Data shown —
☆ ☆ ☆ ☆ ☆ ☆ ☆

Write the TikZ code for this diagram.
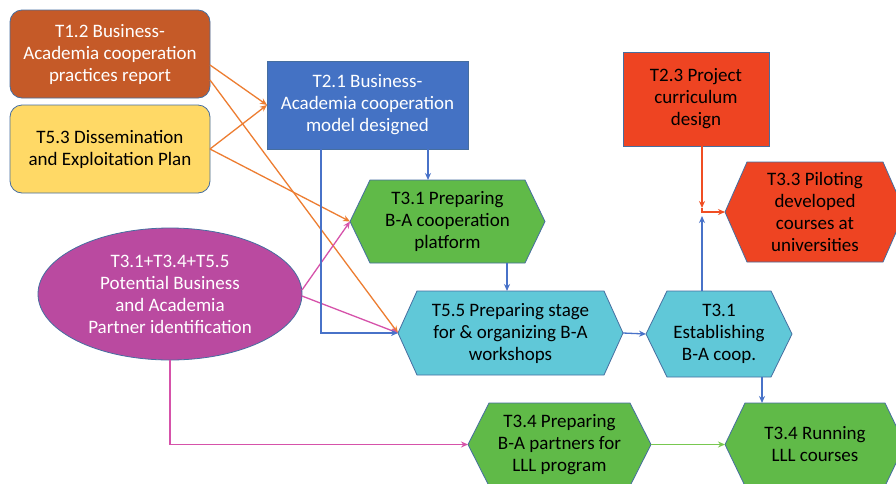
\documentclass[tikz,border=0pt]{standalone}
\usepackage{fontspec}
\setmainfont{Carlito}
\usetikzlibrary{arrows.meta,calc,shapes.geometric}
\definecolor{bordc}{RGB}{70,110,160}
\definecolor{brownor}{RGB}{197,90,40}
\definecolor{yell}{RGB}{255,217,102}
\definecolor{blu}{RGB}{68,114,196}
\definecolor{redor}{RGB}{238,68,34}
\definecolor{grn}{RGB}{96,186,72}
\definecolor{cyn}{RGB}{96,200,216}
\definecolor{mag}{RGB}{186,74,160}
\definecolor{orarr}{RGB}{237,125,49}
\definecolor{magarr}{RGB}{214,82,170}
\definecolor{bluarr}{RGB}{72,114,200}
\definecolor{grnarr}{RGB}{120,200,80}
\definecolor{redarr}{RGB}{240,78,35}
\tikzset{
  txt/.style={font=\fontsize{19}{22}\selectfont, align=center},
  rbox/.style={txt, draw=bordc, line width=0.8pt, rounded corners=12pt, inner sep=0pt, outer sep=0pt},
  sbox/.style={txt, draw=bordc, line width=0.8pt, inner sep=0pt, outer sep=0pt},
  hexbox/.style={txt, inner sep=0pt, outer sep=0pt, text=black},
  hexborder/.style={draw=bordc, line width=0.8pt},
  conn/.style={line width=1.3pt, -{Stealth[length=7pt,width=6pt]}},
  orc/.style={conn, draw=orarr},
  mgc/.style={conn, draw=magarr},
  blc/.style={conn, draw=bluarr},
  gnc/.style={conn, draw=grnarr},
  rdc/.style={conn, draw=redarr}
}
\newcommand\hexnode[8]{%
  \filldraw[fill=#7, hexborder] ({#2-#4/2},#3) -- ({#2-#4/2+#6},{#3-#5/2}) -- ({#2+#4/2-#6},{#3-#5/2}) -- ({#2+#4/2},#3) -- ({#2+#4/2-#6},{#3+#5/2}) -- ({#2-#4/2+#6},{#3+#5/2}) -- cycle;
  \node[hexbox, minimum width=#4pt, minimum height=#5pt] (#1) at (#2,#3) {#8};
}
\begin{document}
\begin{tikzpicture}[x=1pt, y=-1pt]
\useasboundingbox (0,0) rectangle (896,483);
\clip (0,0) rectangle (896,483);
\fill[white] (0,0) rectangle (896,483);

% rectangles
\node[rbox, fill=brownor, text=white, minimum width=200pt, minimum height=88pt] (t12) at (110,54) {T1.2 Business-\\Academia cooperation\\practices report};
\node[rbox, fill=yell, text=black, minimum width=200pt, minimum height=88pt] (t53) at (110,149) {T5.3 Dissemination\\and Exploitation Plan};
\node[sbox, fill=blu, text=white, minimum width=201pt, minimum height=88pt] (t21) at (367.5,105) {T2.1 Business-\\Academia cooperation\\model designed};
\node[sbox, fill=redor, text=black, minimum width=146pt, minimum height=94pt] (t23) at (696,99) {T2.3 Project\\curriculum\\design};

% ellipse
\node[txt, draw=bordc, line width=0.8pt, fill=mag, text=white, ellipse, minimum width=264pt, minimum height=132pt, inner sep=0pt, outer sep=0pt] (ell) at (170,294) {T3.1+T3.4+T5.5\\Potential Business\\and Academia\\Partner identification};

% hexagons
\hexnode{p31}{447.5}{221.5}{195}{83}{20}{grn}{T3.1 Preparing\\B-A cooperation\\platform}
\hexnode{t55}{510.5}{333}{225}{84}{19}{cyn}{T5.5 Preparing stage\\for \& organizing B-A\\workshops}
\hexnode{e31}{719}{334}{146}{86}{21}{cyn}{T3.1\\Establishing\\B-A coop.}
\hexnode{p33}{815}{212}{180}{100}{22}{redor}{T3.3 Piloting\\developed\\courses at\\universities}
\hexnode{p34}{559.5}{444.5}{183}{83}{21}{grn}{T3.4 Preparing\\B-A partners for\\LLL program}
\hexnode{r34}{815}{444.5}{180}{83}{20}{grn}{T3.4 Running\\LLL courses}

% helper coordinates
\coordinate (jd) at (702,208);
\coordinate (jr) at (702,212);
\coordinate (jb) at (702,216);

% orange connectors
\draw[orc] ([yshift=-11pt]t12.east) -- (t21.west);
\draw[orc] ([yshift=-26pt]t12.east) -- (t55.west);
\draw[orc] (t53.east) -- (t21.west);
\draw[orc] (t53.east) -- (p31.west);

% magenta connectors
\draw[mgc] ([yshift=4pt]ell.east) -- (p31.west);
\draw[mgc] ([yshift=-2pt]ell.east) -- (t55.west);
\draw[mgc] (ell.south) |- (p34.west);

% blue connectors
\draw[blc] ([xshift=-46.5pt]t21.south) |- (t55.west);
\draw[blc] ([xshift=60.5pt]t21.south) -- ([xshift=60.5pt]t21.south |- p31.north);
\draw[blc] ([xshift=59.5pt]p31.south) -- ([xshift=59.5pt]p31.south |- t55.north);
\draw[blc] (t55.east) -- (e31.west);
\draw[blc] ([xshift=-17pt]e31.north) -- (jb);
\draw[blc] ([xshift=43pt]e31.south) -- ([xshift=43pt]e31.south |- r34.north);

% red connectors
\draw[rdc] ([xshift=6pt]t23.south) -- (jd);
\draw[rdc] (jd) -- (jr) -- (p33.west);

% green connector
\draw[gnc] (p34.east) -- (r34.west);
\end{tikzpicture}
\end{document}
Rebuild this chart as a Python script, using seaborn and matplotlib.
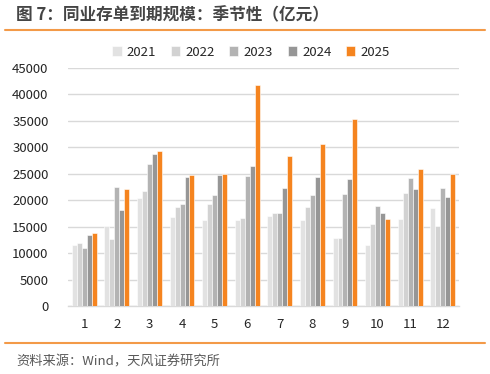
import numpy as np
import pandas as pd
import matplotlib
matplotlib.use("Agg")
import matplotlib.pyplot as plt
from matplotlib.lines import Line2D
import seaborn as sns

months = ["1", "2", "3", "4", "5", "6", "7", "8", "9", "10", "11", "12"]
years = ["2021", "2022", "2023", "2024", "2025"]
v2021 = [11600, 15100, 20500, 16900, 16300, 16300, 17000, 16250, 12900, 11600, 16500, 18500]
v2022 = [11850, 12600, 21650, 18700, 19250, 16700, 17550, 18750, 12900, 15550, 21350, 15200]
v2023 = [10950, 22550, 26900, 19200, 20950, 24600, 17550, 20950, 21100, 18900, 24200, 22250]
v2024 = [13350, 18150, 28700, 24350, 24750, 26450, 22350, 24350, 24100, 17550, 22100, 20550]
v2025 = [13800, 22100, 29400, 24750, 24900, 41700, 28400, 30650, 35400, 16500, 25850, 24950]
colors = ["#e2e2e2", "#d2d2d2", "#b3b3b3", "#969696", "#f5841f"]

rows = []
for y, vals in zip(years, [v2021, v2022, v2023, v2024, v2025]):
    for m, v in zip(months, vals):
        rows.append({"month": m, "year": y, "value": v})
df = pd.DataFrame(rows)

sns.set_theme(style="white")
plt.rcParams['font.family'] = ['Noto Sans CJK SC', 'DejaVu Sans']

fig = plt.figure(figsize=(4.9, 3.74), dpi=100)
ax = fig.add_axes([68/490, 1-306/374, (459-68)/490, (306-68)/374])

sns.barplot(data=df, x="month", y="value", hue="year", order=months, hue_order=years,
            palette=colors, saturation=1, width=0.76, edgecolor="white", linewidth=0.4,
            ax=ax, legend=True, zorder=3)

ax.set_ylim(0, 45000)
ax.set_yticks(np.arange(0, 45001, 5000))
ax.set_xlim(-0.5, 11.5)
ax.grid(axis="y", color="#d9d9d9", linewidth=1, zorder=0)
ax.set_axisbelow(True)
for s in ["top", "right", "left"]:
    ax.spines[s].set_visible(False)
ax.spines["bottom"].set_color("#d9d9d9")
ax.spines["bottom"].set_linewidth(1)
ax.set_xlabel("")
ax.set_ylabel("")
ax.tick_params(axis="both", length=0, labelsize=9.5, colors="#262626")
ax.tick_params(axis="y", pad=14)
ax.tick_params(axis="x", pad=9)

handles, labels = ax.get_legend_handles_labels()
ax.get_legend().remove()
fig.legend(handles, labels, loc="center", bbox_to_anchor=(251/490, 1-52/374), ncol=5,
           frameon=False, fontsize=9.5, handlelength=0.7, handleheight=0.7,
           handletextpad=0.4, columnspacing=1.1, labelcolor="#262626")

fig.text(16/490, 1-15/374, "图 7：同业存单到期规模：季节性（亿元）", fontsize=12,
         fontweight="bold", color="#454545", va="center", ha="left")
fig.add_artist(Line2D([5/490, 485/490], [1-30/374, 1-30/374], color="#f39a48",
                      linewidth=1.5, transform=fig.transFigure))
fig.add_artist(Line2D([5/490, 485/490], [1-343/374, 1-343/374], color="#f39a48",
                      linewidth=1.5, transform=fig.transFigure))
fig.text(16/490, 1-362/374, "资料来源：Wind，天风证券研究所", fontsize=9.5,
         color="#595959", va="center", ha="left")

fig.savefig("out.png", dpi=100)
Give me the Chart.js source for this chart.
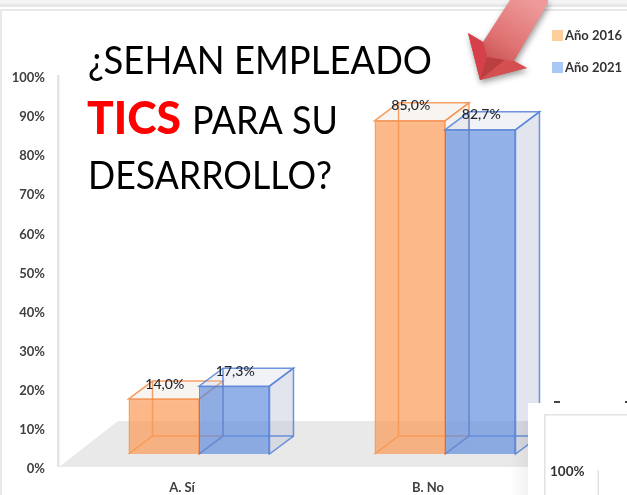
<!DOCTYPE html>
<html><head><meta charset="utf-8">
<style>html,body{margin:0;padding:0;background:#fff}canvas{display:block}</style>
<script src="https://cdn.jsdelivr.net/npm/chart.js@4"></script>
</head><body><canvas id="c" width="627" height="495"></canvas>
<script>
const categories = ["A. Sí", "B. No"];
const series2016 = [14.0, 85.0];
const series2021 = [17.3, 82.7];
const seriesNames = ["Año 2016", "Año 2021"];
const yTicks = [0,10,20,30,40,50,60,70,80,90,100];

const styles = [
  {fill:"rgba(251,150,80,.68)", edge:"rgba(245,150,85,.9)", side:"rgba(235,225,215,.4)", top:"rgba(235,225,215,.35)", legend:"#FDD09B"},
  {fill:"rgba(95,140,222,.68)", edge:"rgba(85,130,215,.85)", side:"rgba(190,198,218,.45)", top:"rgba(205,212,230,.3)", legend:"#A9C8F5"}
];
const DX=24, DY=-18, SHIFT=17;
const UI='Lato, "Open Sans", sans-serif';

function poly(ctx,pts,fill,stroke,lw){
  ctx.beginPath();pts.forEach((p,i)=>i?ctx.lineTo(p[0],p[1]):ctx.moveTo(p[0],p[1]));ctx.closePath();
  if(fill){ctx.fillStyle=fill;ctx.fill();}
  if(stroke){ctx.strokeStyle=stroke;ctx.lineWidth=lw||1.5;ctx.stroke();}
}
function frameAndTitle(ctx){
  ctx.save();
  ctx.fillStyle="#f4f4f4";ctx.fillRect(0,0,627,4);
  ctx.fillStyle="#e8e8e8";ctx.fillRect(0,4,627,3);
  ctx.fillRect(0,9,627,2);ctx.fillRect(0,9,2,486);
  poly(ctx,[[59,467],[118,421],[560,421],[560,467]],"#e9e9e9");
  ctx.fillStyle="#e4e4e4";ctx.fillRect(57,75,2.5,392);
  ctx.fillStyle="#000";ctx.textBaseline="alphabetic";ctx.textAlign="left";
  ctx.font='38px '+UI;
  ctx.fillText("¿SEHAN EMPLEADO",88,74,344);
  ctx.fillText("PARA SU",192,134,146);
  ctx.fillText("DESARROLLO?",88,189,244);
  ctx.fillStyle="#FF0000";ctx.font='900 46px '+UI;
  ctx.fillText("TICS",87,134,94);
  ctx.restore();
}
function overlays(ctx){
  ctx.save();
  ctx.save();
  ctx.shadowColor="rgba(0,0,0,.4)";ctx.shadowBlur=6;ctx.shadowOffsetX=1;ctx.shadowOffsetY=3;
  const g=ctx.createLinearGradient(530,0,485,70);
  g.addColorStop(0,"#EE9A9A");g.addColorStop(.6,"#DF7070");g.addColorStop(1,"#C04848");
  poly(ctx,[[510,0],[548,0],[548,3],[514,61],[527,68],[480,80],[468,33],[483,42]],g);
  ctx.restore();
  poly(ctx,[[468,33],[483,42],[487,57],[480,80]],"#D5404A");
  poly(ctx,[[487,57],[505,60],[480,80]],"#BC3F40");
  poly(ctx,[[505,60],[514,61],[527,68],[480,80]],"#D64F50");
  ctx.textAlign="left";ctx.textBaseline="middle";ctx.font='bold 13px '+UI;
  seriesNames.forEach((n,i)=>{
    const y=30+i*32;
    ctx.fillStyle=styles[i].legend;ctx.fillRect(552,y,11,11);
    ctx.fillStyle="#333";ctx.fillText(n,565,y+5.5,60);
  });
  const s=ctx.createLinearGradient(510,0,528,0);
  s.addColorStop(0,"rgba(0,0,0,0)");s.addColorStop(1,"rgba(0,0,0,.05)");
  ctx.fillStyle=s;ctx.fillRect(510,421,18,74);
  ctx.fillStyle="#fff";ctx.fillRect(528,403,99,92);
  ctx.fillStyle="#e2e2e2";ctx.fillRect(544,414,83,1.5);ctx.fillRect(544,414,1.5,81);
  ctx.fillRect(597.5,470,1.5,25);
  ctx.fillStyle="#333";ctx.font='bold 13.5px '+UI;ctx.fillText("100%",550,472);
  ctx.fillStyle="#444";ctx.fillRect(554,401,6,2);ctx.fillRect(625,401,2,2);
  ctx.restore();
}
function drawBack(chart,index,meta){
  const ctx=chart.ctx, st=styles[index];
  meta.data.forEach(b=>{
    const l=b.x-b.width/2,r=b.x+b.width/2,t=b.y,f=b.base;
    poly(ctx,[[l+DX,t+DY],[r+DX,t+DY],[r,t],[l,t]],st.top,st.edge);
    poly(ctx,[[r,t],[r+DX,t+DY],[r+DX,f+DY],[r,f]],st.side,st.edge);
    ctx.strokeStyle=st.edge;ctx.lineWidth=1.5;ctx.beginPath();
    ctx.moveTo(l+DX,t+DY);ctx.lineTo(l+DX,f+DY);ctx.lineTo(r+DX,f+DY);
    ctx.moveTo(l+DX,f+DY);ctx.lineTo(l,f);ctx.stroke();
  });
}
const box3d={
  id:"box3d",
  beforeDraw(chart){frameAndTitle(chart.ctx);},
  beforeDatasetsDraw(chart){chart.ctx.save();chart.ctx.translate(SHIFT,0);},
  beforeDatasetDraw(chart,args){
    // the second series has to lie over the first: it is drawn right after it
    if(args.index===1) return false;
    drawBack(chart,args.index,args.meta);
  },
  afterDatasetDraw(chart,args){
    if(args.index===0){
      const m=chart.getDatasetMeta(1);
      drawBack(chart,1,m);
      m.controller.draw();
    }
  },
  afterDatasetsDraw(chart){
    const ctx=chart.ctx;
    ctx.fillStyle="#1f2530";ctx.font='500 14px '+UI;ctx.textAlign="center";ctx.textBaseline="middle";
    chart.data.datasets.forEach((d,i)=>{
      chart.getDatasetMeta(i).data.forEach((b,j)=>{
        ctx.fillText(d.data[j].toFixed(1).replace(".",",")+"%",b.x+1,b.y-15);
      });
    });
    ctx.restore();
  },
  afterDraw(chart){overlays(chart.ctx);}
};
const chart=new Chart(document.getElementById("c"),{
  type:"bar",
  data:{labels:categories,datasets:[
    {label:seriesNames[0],data:series2016,backgroundColor:styles[0].fill,borderColor:styles[0].edge,borderWidth:1.5,yAxisID:"y2",clip:false},
    {label:seriesNames[1],data:series2021,backgroundColor:styles[1].fill,borderColor:styles[1].edge,borderWidth:1.5,yAxisID:"y2",clip:false}
  ]},
  plugins:[box3d],
  options:{
    responsive:false,animation:false,devicePixelRatio:1,
    layout:{padding:{left:0,right:76,top:0,bottom:0}},
    plugins:{legend:{display:false},title:{display:false},tooltip:{enabled:false}},
    datasets:{bar:{categoryPercentage:.573,barPercentage:1}},
    scales:{
      x:{grid:{display:false},border:{display:false},
        ticks:{color:"#404040",font:{family:UI,size:13,weight:"bold"},padding:3},
        afterFit(s){s.height=26;}},
      y:{position:"left",min:0,max:120,
        grid:{display:false,drawTicks:false},border:{display:false},
        afterBuildTicks(s){s.ticks=yTicks.map(v=>({value:v}));},
        ticks:{color:"#404040",font:{family:UI,size:13,weight:"bold"},padding:14,autoSkip:false,callback:v=>v+"%"},
        afterFit(s){s.width=59;}},
      y2:{display:false,min:-3.827,max:115.816}
    }
  }
});
// match the axis scale to the plot height that layout gave
const a=chart.chartArea, PXY=3.91, PXB=3.92, OFF=15;
chart.options.scales.y.max=a.height/PXY;
chart.options.scales.y2.min=-OFF/PXB;
chart.options.scales.y2.max=(a.height-OFF)/PXB;
chart.update();
</script></body></html>
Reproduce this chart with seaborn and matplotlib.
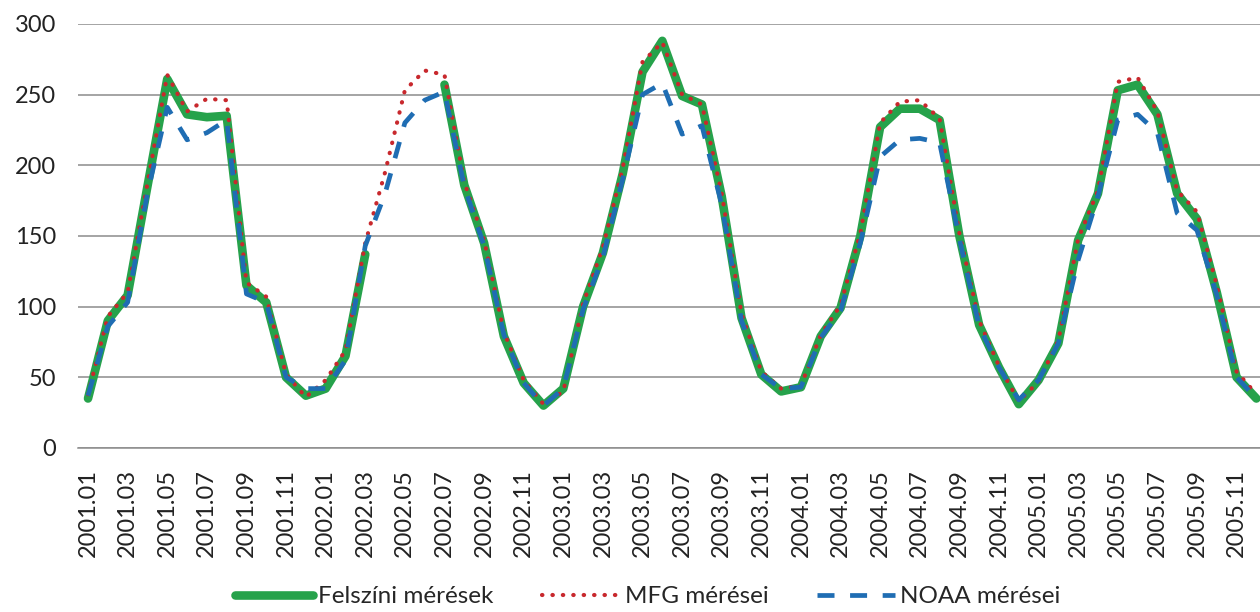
import numpy as np
import pandas as pd
import seaborn as sns
import matplotlib
matplotlib.use("Agg")
import matplotlib.pyplot as plt
from matplotlib.lines import Line2D

# months 2001.01 .. 2005.12
honapok = [f"{ev}.{ho:02d}" for ev in range(2001, 2006) for ho in range(1, 13)]

felszini = [35, 90, 108, 185, 261, 236, 234, 235, 115, 103, 50, 37, 42, 65, 137,
            np.nan, np.nan, np.nan, 257, 186, 145, 79, 46, 30,
            42, 100, 138, 194, 266, 288, 249, 243, 178, 92, 52, 40,
            43, 79, 99, 150, 227, 240, 240, 232, 150, 87, 57, 31,
            48, 74, 147, 180, 253, 257, 236, 180, 162, 110, 50, 35]
mfg = [38, 93, 110, 187, 264, 238, 247, 246, 117, 107, 52, 36,
       48, 69, 145, 195, 253, 267, 264, 188, 147, 82, 48, 31,
       40, 102, 142, 198, 273, 287, 250, 243, 180, 95, 54, 42,
       44, 80, 101, 152, 230, 245, 246, 233, 152, 90, 58, 33,
       47, 76, 148, 182, 259, 262, 238, 182, 167, 115, 54, 38]
noaa = [37, 86, 103, 180, 241, 218, 223, 232, 109, 103, 50, 42,
        42, 62, 143, 180, 230, 246, 252, 185, 143, 80, 46, 30,
        42, 98, 135, 190, 250, 258, 222, 228, 172, 90, 52, 42,
        43, 78, 97, 145, 206, 218, 219, 216, 148, 86, 57, 34,
        48, 74, 133, 178, 232, 236, 223, 166, 154, 108, 50, 35]

sorozat_nevek = ["Felszíni mérések", "MFG mérései", "NOAA mérései"]
zold, piros, kek = "#26a24b", "#c8282d", "#1f6db3"
pont = (0, (0.1, 2.4))
szagg = (0, (3.6, 3.3))

df = pd.DataFrame({"i": range(len(honapok)), "felszini": felszini,
                   "mfg": mfg, "noaa": noaa})
# split the surface series at its gap so the line breaks there
df["szakasz"] = df["felszini"].isna().cumsum()
zdf = df.dropna(subset=["felszini"])

sns.set_style("white")
plt.rcParams["font.family"] = ["Lato", "DejaVu Sans"]

fig = plt.figure(figsize=(12.6, 6.12), dpi=100)
ax = fig.add_axes([0.062, 0.268, 0.943, 0.693])

sns.lineplot(data=zdf, x="i", y="felszini", units="szakasz", estimator=None,
             color=zold, lw=6.2, solid_capstyle="round", solid_joinstyle="round",
             ax=ax, zorder=2)
sns.lineplot(data=df, x="i", y="mfg", color=piros, lw=3,
             linestyle=pont, dash_capstyle="round", ax=ax, zorder=3)
sns.lineplot(data=df, x="i", y="noaa", color=kek, lw=3.4,
             linestyle=szagg, dash_capstyle="butt", ax=ax, zorder=4)

ax.set_xlim(-0.5, len(honapok) - 0.5)
ax.set_ylim(0, 300)
ax.set_yticks(range(0, 301, 50))
ax.set_xticks(range(0, len(honapok), 2))
ax.set_xticklabels(honapok[::2], rotation=90, fontsize=17, color="#222222")
ax.tick_params(axis="y", labelsize=17, labelcolor="#222222", length=0, pad=16)
ax.tick_params(axis="x", length=0, pad=15)
ax.set_xlabel("")
ax.set_ylabel("")

ax.grid(axis="y", color="#8c8c8c", lw=1.1)
ax.grid(axis="x", visible=False)
for s in ["top", "right", "left"]:
    ax.spines[s].set_visible(False)
ax.spines["bottom"].set_color("#8c8c8c")
ax.spines["bottom"].set_linewidth(1.1)

kezelok = [Line2D([], [], color=zold, lw=6.2, solid_capstyle="round"),
           Line2D([], [], color=piros, lw=3, linestyle=pont, dash_capstyle="round"),
           Line2D([], [], color=kek, lw=3.4, linestyle=szagg)]
fig.legend(kezelok, sorozat_nevek, loc="center", bbox_to_anchor=(0.514, 0.025),
           ncol=3, frameon=False, fontsize=17.5, handlelength=3.2,
           handletextpad=0.2, columnspacing=2.0)

fig.savefig("out.png", dpi=100)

☆ ☆ ☆ ☆ ☆ ☆ ☆

Task to complete — Write out the lines beginning with the one that contains "Rebuild this chart" and ending with the one that contains "ax=ax, legend=True, zorder=3)", exactly as given. Leave pictures out.

Reply —
Rebuild this chart as a Python script, using seaborn and matplotlib.
import numpy as np
import pandas as pd
import matplotlib
matplotlib.use("Agg")
import matplotlib.pyplot as plt
from matplotlib.lines import Line2D
import seaborn as sns

months = ["1", "2", "3", "4", "5", "6", "7", "8", "9", "10", "11", "12"]
years = ["2021", "2022", "2023", "2024", "2025"]
v2021 = [11600, 15100, 20500, 16900, 16300, 16300, 17000, 16250, 12900, 11600, 16500, 18500]
v2022 = [11850, 12600, 21650, 18700, 19250, 16700, 17550, 18750, 12900, 15550, 21350, 15200]
v2023 = [10950, 22550, 26900, 19200, 20950, 24600, 17550, 20950, 21100, 18900, 24200, 22250]
v2024 = [13350, 18150, 28700, 24350, 24750, 26450, 22350, 24350, 24100, 17550, 22100, 20550]
v2025 = [13800, 22100, 29400, 24750, 24900, 41700, 28400, 30650, 35400, 16500, 25850, 24950]
colors = ["#e2e2e2", "#d2d2d2", "#b3b3b3", "#969696", "#f5841f"]

rows = []
for y, vals in zip(years, [v2021, v2022, v2023, v2024, v2025]):
    for m, v in zip(months, vals):
        rows.append({"month": m, "year": y, "value": v})
df = pd.DataFrame(rows)

sns.set_theme(style="white")
plt.rcParams['font.family'] = ['Noto Sans CJK SC', 'DejaVu Sans']

fig = plt.figure(figsize=(4.9, 3.74), dpi=100)
ax = fig.add_axes([68/490, 1-306/374, (459-68)/490, (306-68)/374])

sns.barplot(data=df, x="month", y="value", hue="year", order=months, hue_order=years,
            palette=colors, saturation=1, width=0.76, edgecolor="white", linewidth=0.4,
            ax=ax, legend=True, zorder=3)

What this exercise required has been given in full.